On the other hand, data ecosystems built with AI as the pivot revolve around composable, reusable data products and not like ETL activities in monolithic infrastructures. These data products are modular, versioned, and governed to make them discoverable and usable across different AI use cases. Following this approach reduces the chances of duplication, ensures that quality and governance are embedded into pipelines, and also enforces semantic consistency.
Before scaling Artificial Intelligence, organisations need to ensure that their foundation is backed by sorted, explainable, and reusable data assets. There are a few factors that define the value and sustainability of AI initiatives, or whether they will collapse because of fragile data practices.
Explainable, high-quality data is the foundation for trustworthy AI outcomes, and AI models are as solid as the data they consume. In the absence of proper governance, models give out errors, inherit biases, and expose enterprises to multiple compliance risks. By treating data assets as data products, organisations get to enforce lineage, quality, and self-service data access, ensuring traceability, explainability, and responsible AI in the process.
Data without context is of no use to AI. Metadata acts as that additional layer to ensure optimal data discoverability, reusability, and explainability.

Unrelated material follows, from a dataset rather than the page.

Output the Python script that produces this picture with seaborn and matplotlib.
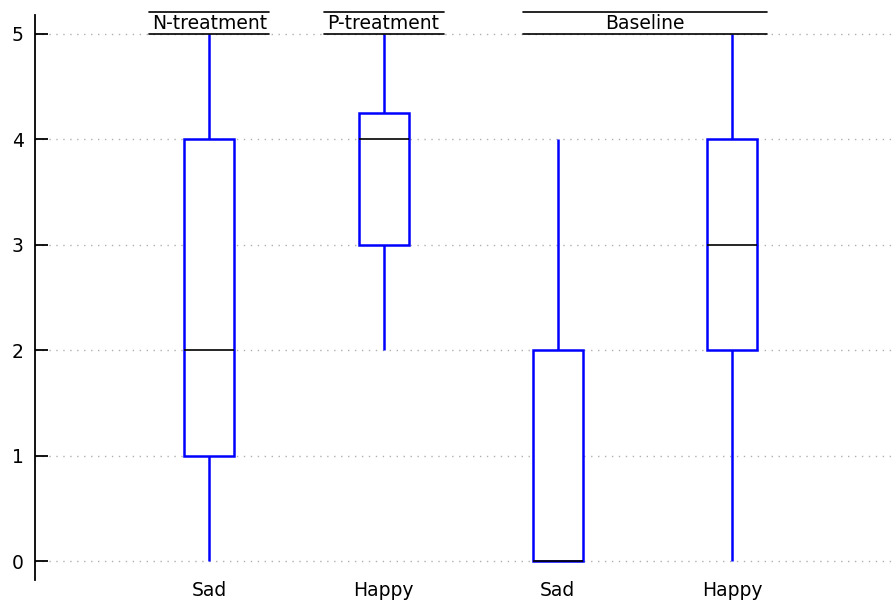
import matplotlib
matplotlib.use("Agg")
import matplotlib.pyplot as plt
import pandas as pd
import seaborn as sns

# Ratings per condition
n_sad = [0, 1, 1, 2, 2, 4, 4, 5]
p_happy = [2, 3, 3, 4, 4, 4, 5, 5]
base_sad = [0, 0, 0, 0, 0, 2, 2, 4]
base_happy = [0, 2, 2, 3, 3, 4, 4, 5]

slots = ["N-Sad", "P-Happy", "B-Sad", "B-Happy"]
tick_labels = ["Sad", "Happy", "Sad", "Happy"]
groups = ["N-treatment", "P-treatment", "Baseline"]
group_slots = [[0], [1], [2, 3]]
yticks = [0, 1, 2, 3, 4, 5]

rows = []
for slot, vals in zip(slots, [n_sad, p_happy, base_sad, base_happy]):
    rows += [(slot, v) for v in vals]
df = pd.DataFrame(rows, columns=["slot", "rating"])

sns.set_style("white")
plt.rcParams["font.family"] = ["DejaVu Sans"]
plt.rcParams["text.color"] = "black"
plt.rcParams["xtick.color"] = "black"
plt.rcParams["ytick.color"] = "black"

fs = 13.5
fig = plt.figure(figsize=(8.96, 6.04), dpi=100)
ax = fig.add_axes([35 / 896, 24 / 604, 1 - 35 / 896, (580 - 15) / 604])

blue = "#0000ff"
sns.boxplot(
    data=df, x="slot", y="rating", order=slots, ax=ax,
    width=0.287, whis=1.5, showcaps=False, showfliers=False,
    boxprops=dict(facecolor="white", edgecolor=blue, linewidth=1.8, zorder=3),
    whiskerprops=dict(color=blue, linewidth=1.8, zorder=2),
    medianprops=dict(color="black", linewidth=1.2, zorder=4),
)

ax.set_xlim(-1.0, 3.94)
ax.set_ylim(-0.18, 5.18)
ax.set_yticks(yticks)
ax.set_xticks(range(len(slots)))
ax.set_xticklabels(tick_labels, fontsize=fs)
ax.set_xlabel("")
ax.set_ylabel("")
ax.tick_params(axis="y", direction="in", length=9, width=1.3, labelsize=fs, pad=8, left=True)
ax.tick_params(axis="x", length=0, pad=1)
ax.yaxis.grid(True, linestyle=(0, (1, 4)), color="#b0b0b0", linewidth=1)
ax.set_axisbelow(True)
for side in ["top", "right", "bottom"]:
    ax.spines[side].set_visible(False)
ax.spines["left"].set_color("black")
ax.spines["left"].set_linewidth(1.3)

# Group headers with rules above and below
for name, idx in zip(groups, group_slots):
    lo, hi = min(idx), max(idx)
    half = 0.344 if lo == hi else 0.2
    x0, x1 = lo - half, hi + half
    ax.plot([x0, x1], [5, 5], color="black", lw=1.2, clip_on=False, zorder=5)
    ax.plot([x0, x1], [5.21, 5.21], color="black", lw=1.2, clip_on=False, zorder=5)
    ax.text((lo + hi) / 2, 5.01, name, ha="center", va="bottom", fontsize=fs, clip_on=False)

fig.savefig("out.png", dpi=100)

Structured metadata helps in capturing essential details such as lineage, business definitions, usage patterns, and data quality scores, among others, so that AI systems and humans can interpret information correctly. AI pipelines, when capable enough to query metadata automatically, reduce friction and accelerate development cycles.
Lineage management is an enabler for organisations to map the entire data journey from source to model input, offering complete visibility into transformations. This is important for explainability, as stakeholders want to be aware of the behind-the-scenes in AI-driven decisions. Solid data lineage also impacts auditability, compliance, and impact analysis to cut down risks of unexpected drifts in AI models.
Redundant data is one of the most significant barriers to scaling AI-ready datasets for enterprises and teams. When every AI use case starts from scratch, teams fall into the never-ending cycle of POCs that never really reach production. When data is designed as reusable products, teams can easily adopt a build once, use everywhere philosophy. It ensures an accelerated transition from POCs to repeatable, production-ready workflows, establishing scalable value throughout the organisation.
Centralised data ownership leads to a lot of bottlenecks and disconnect between data producers and AI consumers. For effective scaling, organisations should make domains custodians of their own data. This is because domains understand the nuances, context, and quality requirements of data generated by them, putting them in an excellent position for accuracy and relevance.
💡 Related Reads:
- Universal Truths of How Data Responsibilities Work Across Organisations
- Data Governance 3.0: Harnessing the Partnership Between Governance and AI Innovation
Enterprises looking to accelerate their AI initiatives tend to ignore a fundamental reality: AI can’t function on a weak foundation. When overlooked, data readiness can lead organisations to tasks that become hurdles in progress and innovation.
Efforts get siloed as AI, product, and analytics teams keep building the same datasets one after the other, increasing efforts for no apparent reason. All of this leads to conflicting metrics, where each team has a different “output” to share. Such mistrust undermines the overall confidence in numbers when it comes to strategic decision-making.
At the same time, engineering bottlenecks cut down the pace of progress, as each new dataset needs manual input, slowing down experimentation and taking the agility away from workflows. The lag also impacts data readiness for AI, as models keep getting trained on inconsistent, low-quality, and poorly generated data based on inconsistent insights.
One of the biggest misses here is the advantage of opportunity cost. Where models could significantly contribute to innovation, weeks and months get lost in just preparing the correct data to serve the purpose. POC to production becomes a distant dream.
An enterprise aspiring to scale Artificial Intelligence cannot make the mistake of treating data as an afterthought. In its place, they need to adopt a Data as a Product mindset, where data can be packaged as usable, reusable, and governed assets with clearly-defined policy controls and ownership.
This Data as a Product approach combines the key elements of AI readiness, where metadata adds context, governance brings compliance and trust, reusability cuts down redundancy, and domain ownership ensures proper accountability.
The product mindset helps in always keeping scalability, consistency, and reliability in the thick of things, unlike traditional, project-driven pipelines. This shift allows AI-ready data to be sustainably adopted across the enterprise.
Most organisations don’t struggle with AI adoption because they lack the right tools, but because they don’t know how to prepare data for AI models. Fragmented governance, siloed datasets, and pipeline inconsistency prohibit AI from scaling beyond its pilot stage. Building an AI enablement mechanism right at the data layer becomes key, where governance, lineage, and quality are embedded by design.
Product thinking mindset can be the pivot here, bringing a future where AI initiatives don’t just stop progress but allow organisations to scale with confidence!